**PROBLEM DETAILS:** Print word for word the first line of the listing below and every line after it, through the line with "(panB) at (416,12)". Leave out the pictures and the rest.

**DATASET EXTRACT:**
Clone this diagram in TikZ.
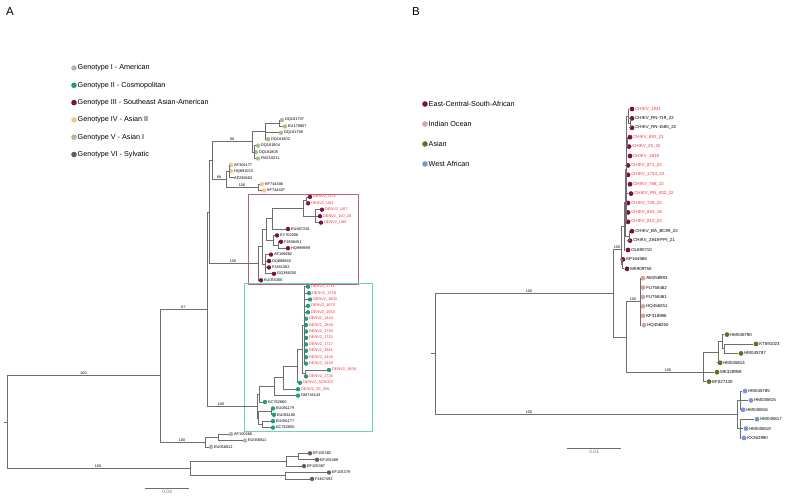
\documentclass[tikz,border=0pt]{standalone}
\usepackage{fontspec}
\setmainfont{Liberation Sans}
\usetikzlibrary{positioning}

\definecolor{gOne}{HTML}{B3B3B3}
\definecolor{gTwo}{HTML}{1E9E80}
\definecolor{gThree}{HTML}{7C1140}
\definecolor{gFour}{HTML}{F7C38E}
\definecolor{gFive}{HTML}{AABD8F}
\definecolor{gSix}{HTML}{6E5868}
\definecolor{ioPink}{HTML}{D9A3A3}
\definecolor{asOlive}{HTML}{6B6B1E}
\definecolor{waBlue}{HTML}{7B93D9}
\definecolor{labRed}{HTML}{F2333F}
\definecolor{branchGray}{HTML}{6E6E6E}
\definecolor{boxRed}{HTML}{B5627E}
\definecolor{boxTeal}{HTML}{72D1B9}

\tikzset{
  branch/.style={branchGray, line width=0.7pt},
  tipA/.style={circle, inner sep=0pt, minimum size=4.4pt, label distance=0.8pt},
  tipB/.style={circle, inner sep=0pt, minimum size=4.8pt, label distance=0.9pt},
  labA/.style={font=\fontsize{3.9}{4}\selectfont, inner sep=0.5pt},
  labB/.style={font=\fontsize{4.4}{5}\selectfont, inner sep=0.5pt},
  boot/.style={font=\fontsize{3.7}{4}\selectfont, inner sep=0.6pt, above},
  keydot/.style={circle, inner sep=0pt, minimum size=5.6pt, label distance=1pt},
  keytext/.style={font=\fontsize{7.2}{8}\selectfont, inner sep=0.5pt},
  panel/.style={font=\fontsize{11.5}{12}\selectfont},
  scalelab/.style={font=\fontsize{4.8}{5}\selectfont, below, inner sep=1.5pt},
}

\begin{document}
\begin{tikzpicture}[x=1pt, y=-1pt]
\useasboundingbox (0,0) rectangle (789,499);

% panel letters
\node[panel] (panA) at (10,12) {A};
\node[panel] (panB) at (416,12) {B};

% legend of panel A
\foreach \k/\c/\t in {0/gOne/Genotype I - American, 1/gTwo/Genotype II - Cosmopolitan,
    2/gThree/Genotype III - Southeast Asian-American, 3/gFour/Genotype IV - Asian II,
    4/gFive/Genotype V - Asian I, 5/gSix/Genotype VI - Sylvatic}
  \node[keydot, fill=\c, label={[keytext]right:\t}] (keyA\k) at (74,{68+17.3*\k}) {};

% legend of panel B
\foreach \k/\c/\t in {0/gThree/East-Central-South-African, 1/ioPink/Indian Ocean,
    2/asOlive/Asian, 3/waBlue/West African}
  \node[keydot, fill=\c, label={[keytext]right:\t}] (keyB\k) at (425,{104+20*\k}) {};

% clade boxes
\draw[boxRed, line width=0.6pt] (248,194) rectangle (358,284);
\draw[boxTeal, line width=0.6pt] (244,283) rectangle (372,431);

%%% Tree A: tips
% Genotype V
\foreach \n/\x/\y/\t in {dq97/282/120.0/DQ181797, eu57/285/126.4/EU179857,
    dq98/281/132.8/DQ181798, dq02/268/139.2/DQ181802, dq04/258/145.6/DQ181804,
    dq05/256/152.1/DQ181805, fm11/258/158.5/FM210211}
  \node[tipA, fill=gFive, label={[labA]right:\t}] (\n) at (\x,\y) {};
% Genotype IV
\foreach \n/\x/\y/\t in {af77/231/164.9/AF304177, hq23/231/171.3/HQ891023,
    kf06/262/184.1/KF744406, kf07/264/190.5/KF744407}
  \node[tipA, fill=gFour, label={[labA]right:\t}] (\n) at (\x,\y) {};
\node[labA, anchor=west] (af82) at (233.5,177.7) {AF298482};
% Genotype III
\foreach \n/\x/\y/\t in {u73/310/196.9/DENV2\_U73, u81/308/203.3/DENV2\_U81,
    u87/322/209.7/DENV2\_U87, u100/320/216.2/DENV2\_100\_20, u85/321/222.6/DENV2\_U85}
  \node[tipA, fill=gThree, label={[labA, text=labRed]right:\t}] (\n) at (\x,\y) {};
\foreach \n/\x/\y/\t in {eu16/288/229.0/EU687216, ky06/277/235.4/KY702006,
    fj51/281/241.8/FJ898451, hq99/288/248.2/HQ999999, af82b/271/254.6/AF169682,
    dq40/269/261.0/DQ888940, fj62/269/267.4/FJ461362, gq50/274/273.8/GQ398250,
    ku06/261/280.3/KU055306}
  \node[tipA, fill=gThree, label={[labA]right:\t}] (\n) at (\x,\y) {};
% Genotype II
\foreach \n/\x/\y/\t in {d1711/308/286.7/DENV2\_1711, d1759/309/293.1/DENV2\_1759,
    d1800/310/299.5/DENV2\_1800, d1670/308/305.9/DENV2\_1670, d1550/308/312.3/DENV2\_1550,
    d1444/306/318.7/DENV2\_1444, d1840/306/325.1/DENV2\_1840, d1794/306/331.5/DENV2\_1794,
    d1721/306/337.9/DENV2\_1721, d1717/306/344.4/DENV2\_1717, d1861/306/350.8/DENV2\_1861,
    d1440/306/357.2/DENV2\_1440, d1448/306/363.6/DENV2\_1448, d1658/329/370.0/DENV2\_1658,
    d1730/306/376.4/DENV2\_1730, dacn/300/382.8/DENV2\_ACN003, d20/298/389.2/DENV2\_20\_255}
  \node[tipA, fill=gTwo, label={[labA, text=labRed]right:\t}] (\n) at (\x,\y) {};
\foreach \n/\x/\y/\t in {om43/298/395.6/OM744143, kc60/265/402.0/KC762660,
    eu79/273/408.4/EU081179, eu80/274/414.8/EU081180, eu77/273/421.2/EU081177,
    kc50/273/427.6/KC762650}
  \node[tipA, fill=gTwo, label={[labA]right:\t}] (\n) at (\x,\y) {};
% Genotype I
\foreach \n/\x/\y/\t in {af66/231/434.1/AF100466, eu11/245/440.5/EU056811,
    eu12/211/446.9/EU056812}
  \node[tipA, fill=gOne, label={[labA]right:\t}] (\n) at (\x,\y) {};
% Genotype VI
\foreach \n/\x/\y/\t in {ef82/310/453.3/EF105382, ef89/317/459.7/EF105389,
    ef87/304/466.1/EF105387, ef79/329/472.5/EF105379, fj93/312/478.9/FJ467493}
  \node[tipA, fill=gSix, label={[labA]right:\t}] (\n) at (\x,\y) {};

%%% Tree A: inner nodes
\coordinate (rootA) at (7,422);
\coordinate (nU) at (160,375.6);
\coordinate (nX) at (207,309.1);
\coordinate (nY) at (209,212);
\coordinate (g45) at (212,160.5);
\coordinate (g5) at (252,141.6);
\coordinate (g5a) at (265,131.2);
\coordinate (g5c) at (279,123.2);
\coordinate (g5b) at (254,152.1);
\coordinate (g4) at (226,179.3);
\coordinate (g4a) at (229,171.3);
\coordinate (kf) at (258,187.3);
\coordinate (g3) at (258,263.6);
\coordinate (g3a) at (262,246.8);
\coordinate (g3b) at (266,229.4);
\coordinate (g3c) at (265,264.2);
\coordinate (g3d) at (272,218.6);
\coordinate (g3e) at (273,240.2);
\coordinate (g3f) at (303,208.2);
\coordinate (g3g) at (306,200.1);
\coordinate (g3h) at (315,216.2);
\coordinate (g3i) at (278,245);
\coordinate (g2) at (257,406.2);
\coordinate (n1) at (259,394.3);
\coordinate (n2) at (274,386.6);
\coordinate (n3) at (283,377.6);
\coordinate (n4) at (297,366);
\coordinate (n5) at (302,349.2);
\coordinate (n6) at (304,325.2);
\coordinate (n7) at (305,373.2);
\coordinate (g2b) at (258,418);
\coordinate (g2c) at (271,411.6);
\coordinate (g2d) at (262,424.4);
\coordinate (g1) at (205,442.1);
\coordinate (g1a) at (218,437.3);
\coordinate (nS) at (190,468.5);
\coordinate (s1) at (286,461.3);
\coordinate (s1a) at (298,456.5);
\coordinate (s2) at (285,475.7);

% branches
\foreach \p/\c in {g5c/dq97, g5c/eu57, g5a/g5c, g5a/dq98, g5a/dq02, g5b/dq04, g5b/dq05,
    g5b/fm11, g5/g5a, g5/g5b, g4a/af77, g4a/hq23, g4a/af82, kf/kf06, kf/kf07, g4/g4a,
    g4/kf, g45/g5, g45/g4, g3g/u73, g3g/u81, g3h/u87, g3h/u100, g3h/u85, g3f/g3g,
    g3f/g3h, g3d/g3f, g3d/eu16, g3i/fj51, g3i/hq99, g3e/ky06, g3e/g3i, g3b/g3d,
    g3b/g3e, g3c/af82b, g3c/dq40, g3c/fj62, g3c/gq50, g3a/g3b, g3a/g3c, g3/g3a,
    g3/ku06, nY/g45, nY/g3, n7/d1658, n7/d1730, n5/n6, n5/n7, n4/n5, n4/dacn, n3/n4,
    n3/d20, n2/n3, n2/om43, n1/n2, n1/kc60, g2c/eu79, g2c/eu80, g2d/eu77, g2d/kc50,
    g2b/g2c, g2b/g2d, g2/n1, g2/g2b, nX/nY, nX/g2, g1a/af66, g1a/eu11, g1/g1a,
    g1/eu12, nU/nX, nU/g1, s1a/ef82, s1a/ef89, s1/s1a, s1/ef87, s2/ef79, s2/fj93,
    nS/s1, nS/s2, rootA/nU, rootA/nS}
  \draw[branch] (\p) |- (\c);
\foreach \c in {d1711, d1759, d1800, d1670, d1550, d1444, d1840, d1794, d1721, d1717,
    d1861, d1440, d1448}
  \draw[branch] (n6) |- (\c);
\draw[branch] (rootA) -- ++(-3,0);

% support values
\node[boot] (bsA1) at (83.5,375.6) {100};
\node[boot] (bsA2) at (98,468.5) {100};
\node[boot] (bsA3) at (183.5,309.1) {67};
\node[boot] (bsA4) at (182,442.1) {100};
\node[boot] (bsA5) at (221,406.2) {100};
\node[boot] (bsA6) at (233,263.6) {100};
\node[boot] (bsA7) at (232,141.6) {98};
\node[boot] (bsA8) at (219,179.3) {88};
\node[boot] (bsA9) at (242,187.3) {100};

% scale bar A
\draw[branch] (145,488) -- node[scalelab] (scA) {0.03} (189,488);

%%% Tree B: tips
% East-Central-South-African
\foreach \n/\x/\y/\t in {c1941/632/109.0/CHIKV\_1941, c892/630/137.2/CHIKV\_892\_21,
    c25/629/146.6/CHIKV\_25\_22, c1839/630/156.0/CHIKV\_1839, c871/628/165.4/CHIKV\_871\_22,
    c1754/628/174.8/CHIKV\_1754\_22, c788/630/184.2/CHIKV\_788\_22,
    c832/631/193.6/CHIKV\_RN\_832\_22, c726/628/203.0/CHIKV\_726\_22,
    c833/628/212.4/CHIKV\_833\_18, c812/628/221.8/CHIKV\_812\_22}
  \node[tipB, fill=gThree, label={[labB, text=labRed]right:\t}] (\n) at (\x,\y) {};
\foreach \n/\x/\y/\t in {c719/632/118.4/CHIKV\_RN-719\_22, c1585/632/127.8/CHIKV\_RN-1585\_22,
    cba/632/231.2/CHIKV\_BA\_BC89\_22, c2848/630/240.6/CHIKV\_2848-PPI\_21,
    ol10/628/250.0/OL690710, kp68/623/259.4/KP164568, mk55/627/268.8/MK909755}
  \node[tipB, fill=gThree, label={[labB]right:\t}] (\n) at (\x,\y) {};
% Indian Ocean
\foreach \n/\x/\y/\t in {am93/643/278.2/AM258993, fu62/643/287.6/FU758462,
    fu61/643/297.0/FU758461, hq51/643/306.4/HQ456251, kf86/643/315.8/KF318986,
    hq50/644/325.2/HQ456250}
  \node[tipB, fill=ioPink, label={[labB]right:\t}] (\n) at (\x,\y) {};
% Asian
\foreach \n/\x/\y/\t in {hm90/727/334.6/HM045790, kt23/756/344.0/KT591023,
    hm87/741/353.4/HM045787, hm14/720/362.8/HM045814, mk59/717/372.2/MK328959,
    ef40/709/381.6/EF027140}
  \node[tipB, fill=asOlive, label={[labB]right:\t}] (\n) at (\x,\y) {};
% West African
\foreach \n/\x/\y/\t in {hm85/745/391.0/HM045785, hm15/751/400.4/HM045815,
    hm16/743/409.8/HM045816, hm17/757/419.2/HM045817, hm18/746/428.6/HM045818,
    kx90/744/438.0/KX262990}
  \node[tipB, fill=waBlue, label={[labB]right:\t}] (\n) at (\x,\y) {};

%%% Tree B: inner nodes
\coordinate (rootB) at (435,353.8);
\coordinate (b1) at (613,293);
\coordinate (b2) at (626,337);
\coordinate (ecsa) at (621,249);
\coordinate (e1) at (624,226.2);
\coordinate (e2) at (622,264.1);
\coordinate (e3) at (625,202.5);
\coordinate (e4) at (626,169);
\coordinate (e5) at (629,235.9);
\coordinate (ea) at (628,116);
\coordinate (eb) at (630,123.1);
\coordinate (ec) at (627.5,141.9);
\coordinate (iocean) at (640,301.7);
\coordinate (asia) at (703,372);
\coordinate (as1) at (718,352.2);
\coordinate (as2) at (722,341.7);
\coordinate (as3) at (724,348.7);
\coordinate (wafr) at (737,414.5);
\coordinate (wa1) at (740,400.4);
\coordinate (wa2) at (740,428.6);

% branches
\foreach \p/\c in {eb/c719, eb/c1585, ea/c1941, ea/eb, ec/c892, ec/c25, e4/ea, e4/ec,
    e4/c1839, e4/c871, e4/c1754, e4/c788, e4/c832, e4/c726, e4/c833, e4/c812,
    e5/cba, e5/c2848, e3/e4, e3/e5, e1/e3, e1/ol10, e2/kp68, e2/mk55, ecsa/e1, ecsa/e2,
    iocean/am93, iocean/fu62, iocean/fu61, iocean/hq51, iocean/kf86, iocean/hq50,
    as3/kt23, as3/hm87, as2/hm90, as2/as3, as1/as2, as1/hm14, asia/as1, asia/mk59,
    asia/ef40, b2/iocean, b2/asia, b1/ecsa, b1/b2, wa1/hm85, wa1/hm15, wa1/hm16,
    wa2/hm17, wa2/hm18, wa2/kx90, wafr/wa1, wafr/wa2, rootB/b1, rootB/wafr}
  \draw[branch] (\p) |- (\c);
\draw[branch] (rootB) -- ++(-4,0);

% support values
\node[boot] (bsB1) at (529,293) {100};
\node[boot] (bsB2) at (529,414.5) {100};
\node[boot] (bsB3) at (617,249) {100};
\node[boot] (bsB4) at (633,301.7) {100};
\node[boot] (bsB5) at (668,372) {100};

% scale bar B
\draw[branch] (567,448) -- node[scalelab] (scB) {0.03} (621,448);
\end{tikzpicture}
\end{document}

**COMPLETED TASK:**
Clone this diagram in TikZ.
\documentclass[tikz,border=0pt]{standalone}
\usepackage{fontspec}
\setmainfont{Liberation Sans}
\usetikzlibrary{positioning}

\definecolor{gOne}{HTML}{B3B3B3}
\definecolor{gTwo}{HTML}{1E9E80}
\definecolor{gThree}{HTML}{7C1140}
\definecolor{gFour}{HTML}{F7C38E}
\definecolor{gFive}{HTML}{AABD8F}
\definecolor{gSix}{HTML}{6E5868}
\definecolor{ioPink}{HTML}{D9A3A3}
\definecolor{asOlive}{HTML}{6B6B1E}
\definecolor{waBlue}{HTML}{7B93D9}
\definecolor{labRed}{HTML}{F2333F}
\definecolor{branchGray}{HTML}{6E6E6E}
\definecolor{boxRed}{HTML}{B5627E}
\definecolor{boxTeal}{HTML}{72D1B9}

\tikzset{
  branch/.style={branchGray, line width=0.7pt},
  tipA/.style={circle, inner sep=0pt, minimum size=4.4pt, label distance=0.8pt},
  tipB/.style={circle, inner sep=0pt, minimum size=4.8pt, label distance=0.9pt},
  labA/.style={font=\fontsize{3.9}{4}\selectfont, inner sep=0.5pt},
  labB/.style={font=\fontsize{4.4}{5}\selectfont, inner sep=0.5pt},
  boot/.style={font=\fontsize{3.7}{4}\selectfont, inner sep=0.6pt, above},
  keydot/.style={circle, inner sep=0pt, minimum size=5.6pt, label distance=1pt},
  keytext/.style={font=\fontsize{7.2}{8}\selectfont, inner sep=0.5pt},
  panel/.style={font=\fontsize{11.5}{12}\selectfont},
  scalelab/.style={font=\fontsize{4.8}{5}\selectfont, below, inner sep=1.5pt},
}

\begin{document}
\begin{tikzpicture}[x=1pt, y=-1pt]
\useasboundingbox (0,0) rectangle (789,499);

% panel letters
\node[panel] (panA) at (10,12) {A};
\node[panel] (panB) at (416,12) {B};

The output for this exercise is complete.